WHAT IS EXPECTED: The lines from the top of the material below through the line containing "(reform) at (557,651)" are to be printed exactly, with pictures omitted.

### DATASET EXTRACT

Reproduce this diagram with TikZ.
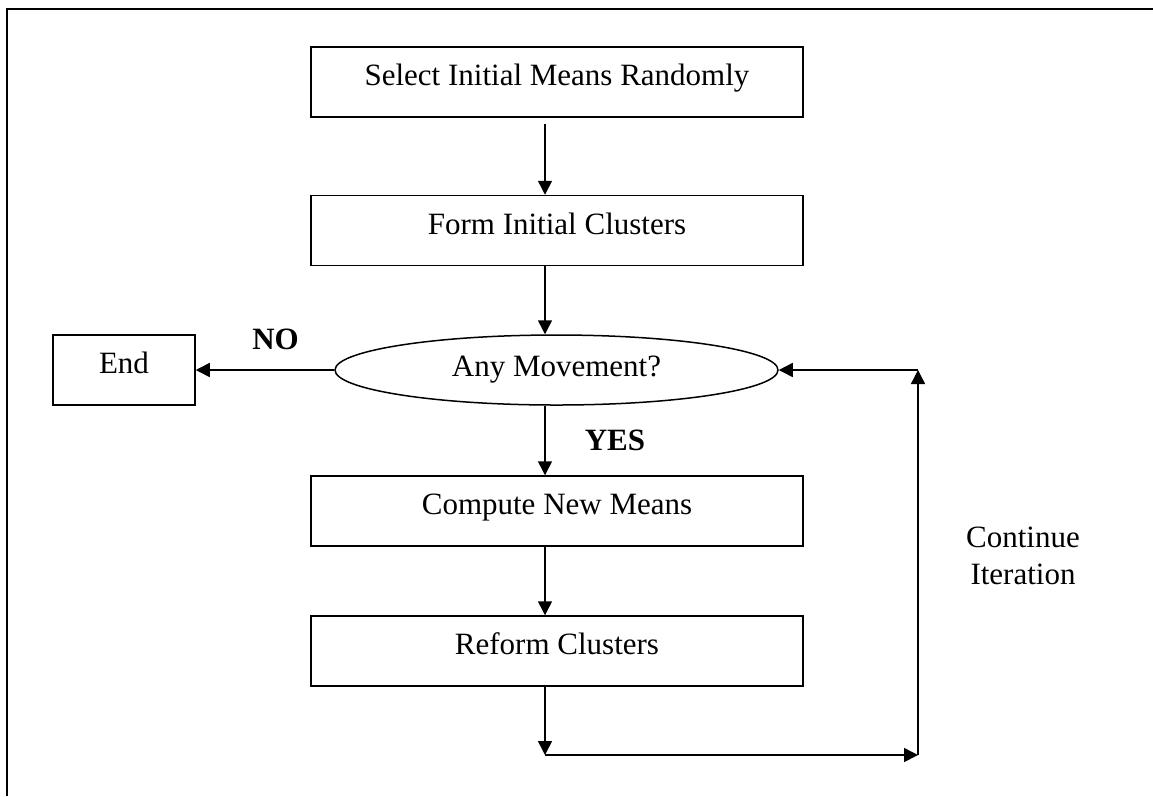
\documentclass[tikz,border=0pt]{standalone}
\usepackage{fontspec}
\setmainfont{Liberation Serif}
\usetikzlibrary{arrows.meta,shapes.geometric}
\tikzset{
  procbox/.style={draw,line width=0.6pt,rectangle,minimum width=196.8pt,minimum height=28pt,inner sep=0pt,text height=8.4pt,text depth=5.6pt},
  decide/.style={draw,line width=0.6pt,ellipse,minimum width=177.2pt,minimum height=28pt,inner sep=0pt},
  flow/.style={line width=0.6pt,-{Triangle[length=5.6pt,width=5.6pt]}},
  tag/.style={font=\fontsize{12.4}{15}\selectfont\bfseries}
}

\begin{document}
\begin{tikzpicture}[x=0.4pt,y=-0.4pt,font=\fontsize{12.4}{15}\selectfont]
  \useasboundingbox (0,0) rectangle (1153,796);
  % Frame
  \draw[line width=0.8pt] (7,796) -- (7,9) -- (1153,9);

  % Steps
  \node[procbox] (sel) at (557,82) {Select Initial Means Randomly};
  \node[procbox] (form) at (557,230.5) {Form Initial Clusters};
  \node[decide] (move) at (556.5,370) {Any Movement?};
  \node[procbox,minimum width=56.8pt] (fin) at (124,370) {End};
  \node[procbox] (comp) at (557,511) {Compute New Means};
  \node[procbox] (reform) at (557,651) {Reform Clusters};

  % Labels
  \node[tag] (no) at (275.5,339.5) {NO};
  \node[tag] (yes) at (615,440.5) {YES};
  \node[align=center] (cont) at (1023,556) {Continue\\Iteration};

  % Main flow
  \coordinate (spine) at (545,0);
  \draw[flow,shorten <=2.4pt] (sel.south -| spine) -- (form.north -| spine);
  \draw[flow] (form.south -| spine) -- (move.north -| spine);
  \draw[flow] (move.west) -- (fin.east);
  \draw[flow] (move.south -| spine) -- (comp.north -| spine);
  \draw[flow] (comp.south -| spine) -- (reform.north -| spine);

  % Loop back
  \coordinate (lb) at (545,755);
  \coordinate (rb) at (918,755);
  \coordinate (rt) at (918,370);
  \draw[flow] (reform.south -| spine) -- (lb);
  \draw[flow] (lb) -- (rb);
  \draw[flow] (rb) -- (rt);
  \draw[flow] (rt) -- (move.east);
\end{tikzpicture}
\end{document}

######

RESULT BELOW:
Reproduce this diagram with TikZ.
\documentclass[tikz,border=0pt]{standalone}
\usepackage{fontspec}
\setmainfont{Liberation Serif}
\usetikzlibrary{arrows.meta,shapes.geometric}
\tikzset{
  procbox/.style={draw,line width=0.6pt,rectangle,minimum width=196.8pt,minimum height=28pt,inner sep=0pt,text height=8.4pt,text depth=5.6pt},
  decide/.style={draw,line width=0.6pt,ellipse,minimum width=177.2pt,minimum height=28pt,inner sep=0pt},
  flow/.style={line width=0.6pt,-{Triangle[length=5.6pt,width=5.6pt]}},
  tag/.style={font=\fontsize{12.4}{15}\selectfont\bfseries}
}

\begin{document}
\begin{tikzpicture}[x=0.4pt,y=-0.4pt,font=\fontsize{12.4}{15}\selectfont]
  \useasboundingbox (0,0) rectangle (1153,796);
  % Frame
  \draw[line width=0.8pt] (7,796) -- (7,9) -- (1153,9);

  % Steps
  \node[procbox] (sel) at (557,82) {Select Initial Means Randomly};
  \node[procbox] (form) at (557,230.5) {Form Initial Clusters};
  \node[decide] (move) at (556.5,370) {Any Movement?};
  \node[procbox,minimum width=56.8pt] (fin) at (124,370) {End};
  \node[procbox] (comp) at (557,511) {Compute New Means};
  \node[procbox] (reform) at (557,651) {Reform Clusters};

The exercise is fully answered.